■ Given data
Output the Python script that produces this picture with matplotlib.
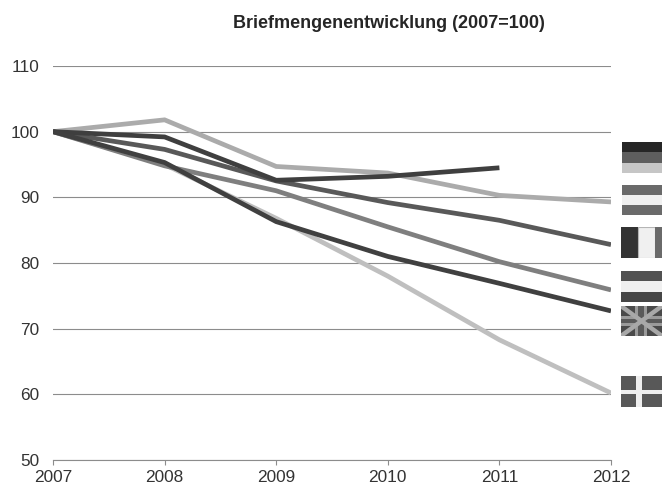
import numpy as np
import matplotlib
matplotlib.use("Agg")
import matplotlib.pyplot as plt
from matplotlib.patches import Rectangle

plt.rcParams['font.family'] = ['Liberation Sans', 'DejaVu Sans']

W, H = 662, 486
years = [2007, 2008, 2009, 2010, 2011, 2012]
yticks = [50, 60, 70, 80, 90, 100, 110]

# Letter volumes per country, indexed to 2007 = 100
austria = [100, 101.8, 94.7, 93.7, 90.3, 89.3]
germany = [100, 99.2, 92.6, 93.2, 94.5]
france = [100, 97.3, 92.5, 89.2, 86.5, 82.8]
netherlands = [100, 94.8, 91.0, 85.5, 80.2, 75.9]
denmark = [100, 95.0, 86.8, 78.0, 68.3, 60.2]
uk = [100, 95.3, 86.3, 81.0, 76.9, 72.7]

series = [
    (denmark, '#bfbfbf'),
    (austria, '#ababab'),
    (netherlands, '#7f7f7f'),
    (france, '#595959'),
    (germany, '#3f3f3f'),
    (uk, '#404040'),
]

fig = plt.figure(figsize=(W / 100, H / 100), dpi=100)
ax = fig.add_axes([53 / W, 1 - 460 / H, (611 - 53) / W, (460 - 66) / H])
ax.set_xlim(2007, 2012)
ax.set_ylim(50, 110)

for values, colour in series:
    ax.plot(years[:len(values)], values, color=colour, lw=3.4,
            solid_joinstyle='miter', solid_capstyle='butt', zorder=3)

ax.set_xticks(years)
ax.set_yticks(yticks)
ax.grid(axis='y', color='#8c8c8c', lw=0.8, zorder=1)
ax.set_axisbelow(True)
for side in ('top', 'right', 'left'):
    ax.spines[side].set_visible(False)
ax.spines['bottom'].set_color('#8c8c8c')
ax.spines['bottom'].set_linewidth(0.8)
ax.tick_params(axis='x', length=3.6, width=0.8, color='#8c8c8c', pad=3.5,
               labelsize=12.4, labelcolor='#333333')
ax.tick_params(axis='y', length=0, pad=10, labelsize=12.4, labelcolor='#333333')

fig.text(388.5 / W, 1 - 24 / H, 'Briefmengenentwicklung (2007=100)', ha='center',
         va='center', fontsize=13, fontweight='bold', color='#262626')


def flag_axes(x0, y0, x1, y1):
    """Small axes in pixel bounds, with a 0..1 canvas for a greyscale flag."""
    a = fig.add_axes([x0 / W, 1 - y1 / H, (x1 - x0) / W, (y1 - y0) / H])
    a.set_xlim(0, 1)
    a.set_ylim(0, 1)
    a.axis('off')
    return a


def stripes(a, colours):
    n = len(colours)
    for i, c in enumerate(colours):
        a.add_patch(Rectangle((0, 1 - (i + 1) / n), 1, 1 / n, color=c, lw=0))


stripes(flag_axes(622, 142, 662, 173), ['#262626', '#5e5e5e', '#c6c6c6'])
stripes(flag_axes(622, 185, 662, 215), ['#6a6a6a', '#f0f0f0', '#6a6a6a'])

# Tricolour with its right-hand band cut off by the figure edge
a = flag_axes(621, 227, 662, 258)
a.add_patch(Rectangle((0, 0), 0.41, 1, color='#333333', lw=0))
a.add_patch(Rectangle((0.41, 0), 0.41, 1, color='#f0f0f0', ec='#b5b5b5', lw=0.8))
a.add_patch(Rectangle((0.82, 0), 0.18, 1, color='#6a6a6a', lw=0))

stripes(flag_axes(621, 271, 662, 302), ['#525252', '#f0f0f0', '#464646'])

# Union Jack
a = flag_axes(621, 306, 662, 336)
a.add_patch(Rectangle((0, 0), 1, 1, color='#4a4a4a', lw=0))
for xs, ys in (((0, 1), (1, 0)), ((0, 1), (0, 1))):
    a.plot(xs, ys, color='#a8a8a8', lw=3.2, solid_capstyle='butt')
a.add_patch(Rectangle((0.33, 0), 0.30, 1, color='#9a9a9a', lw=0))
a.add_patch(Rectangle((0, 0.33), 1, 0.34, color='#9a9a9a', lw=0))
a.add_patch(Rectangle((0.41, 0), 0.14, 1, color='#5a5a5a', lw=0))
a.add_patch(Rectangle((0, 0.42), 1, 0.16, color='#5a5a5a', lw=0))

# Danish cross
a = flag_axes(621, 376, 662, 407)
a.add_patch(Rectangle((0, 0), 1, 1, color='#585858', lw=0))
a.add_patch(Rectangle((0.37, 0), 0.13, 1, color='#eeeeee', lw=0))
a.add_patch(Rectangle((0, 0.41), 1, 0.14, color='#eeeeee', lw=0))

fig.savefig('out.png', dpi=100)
* * *
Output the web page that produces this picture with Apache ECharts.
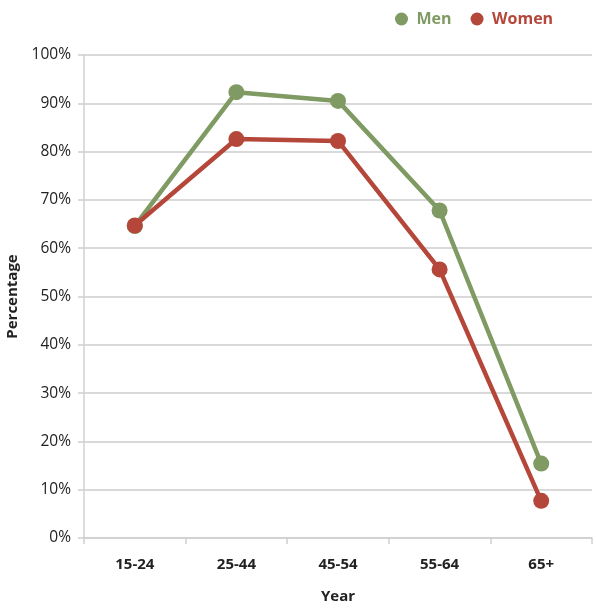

■ Exercise brief
Make an exact copy of the lines from the one with "Output the Python" through the one with "from matplotlib.patches import Rectangle", both ends in, and nothing else. Drop every picture.

■ Result of the exercise
Output the Python script that produces this picture with matplotlib.
import numpy as np
import matplotlib
matplotlib.use("Agg")
import matplotlib.pyplot as plt
from matplotlib.patches import Rectangle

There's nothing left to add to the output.